On comprend bien que la sympathie du metteur en scène va à l'humaniste révolutionnaire Xantos (épatant Fernando Rey), en âme pure et adepte de la non violence, mais on soupçonne fortement Sergio Corbucci de préférer Malcom X à un Martin Luther King et il ne se gêne pas pour le signifier. D'ailleurs ce bon Xantos foutra une de ces baffes à un révolutionnaire qui remettra en cause son pacifisme, une scène qui en deux secondes dira tout. Ce même Xantos sera même assommé par Le suédois qui n'a pas tant d'états d'âme, et ce pour la bonne cause. A un ou deux moments le film se fera même plus grave dans son propos, avec notamment cette scène assez violente dans laquelle les jeunes étudiants révolutionnaires tireront dans un même élan sur le despote, se démarquant alors des idées de leur leader. Pareil, à bien y regarder, Le suédois (Il Pinguin : Franco Nero) autant que le Pollack (dans Le Mercenaire) constituent la vanité occidentale et une politique d'interventionnisme au sein du tiers-monde motivée principalement par l'appât du gain. Quant à Tomas Milian, ma foi en caricature du Che, et avec son parcours allant du simple bandit sans scrupule à l'éveil d'un idéal, propose une vision assez cynique, et même sceptique des motivations militantes.

 

 

Bon, que dire ensuite, sinon, qu'en premier lieu, c'est tout de même le magnifique spectacle qui primera avant la réflexion (heureusement) et l'on se surprendra même a être parcouru de frissons lors de gunfights coupés au cordeau (merci au monteur en passant : un travail remarquable et précieux de Eugenio Alabiso : "Mannaja"), le genre de frissons dont seul un tel souffle est capable d'en procurer, on aura même envie de rentrer dans le film afin d'y récupérer l'immense mitrailleuse prise à bout de bras par Franco Nero pour foncer et tirer dans le tas et pour le relayer.
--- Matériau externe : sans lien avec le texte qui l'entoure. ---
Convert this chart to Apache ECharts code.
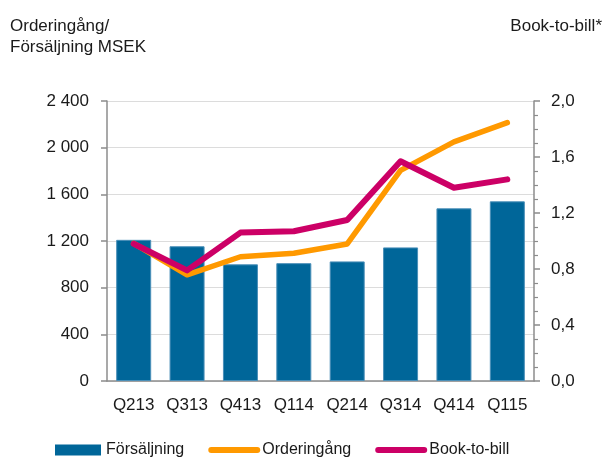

Le dosage tout en alternance scènes d'action / humour / truculence verbale entre les deux protagonistes principaux, reste simple mais fait carrément des merveilles, Franco Nero et Tomas Milian y sont au top de leur forme. Les seconds plans ne sont pas en reste avec entre autres la jolie Iris Berben (beaucoup de télé vers la fin dont des épisodes de Derrick), les horribles Eduardo Fajardo en colonel et surtout José Bódalo en général Mongo, dont la révolution ne semble faite que pour se mettre à son service (difficile d'oublier ses exécutions sommaires pendant son rasage et à l'aide de son miroir).
Ailleurs, la photographie d'Alejandro Ulloa incite aux superlatifs, tant l'exploitation de l'Espagne lumineuse est au maximum et aussi belle que dans Le Mercenaire, dans lequel il assurait déjà la somptueuse photographie. Et puis bien sûr, cette musique à la fois entraînante, obsédante et une fois de plus indispensable dès lors qu'on l'a entendu du señor Morricone.
Au final, un chef-d'oeuvre, ni plus ni moins. Et qu'on arrête de dire des conneries (comme j'ai pu en lire sur des sites pourtant réputés) du genre qu'il s'agirait là d'une déclinaison de la "révolution" de Sergio Leone. Tournée deux ans plus tard (et quatre années après El Chuncho et Le Mercenaire), si déclinaison il y a, c'est celle de Leone sur Corbucci et consort mais certainement pas le contraire. Messieurs décomplexez vous du père Leone et un peu d'honnêteté ne ferait pas de mal à certains. Trêve de moulin à vent (bonjour Cuchillo !), ce film là vaut tous les Leone du monde.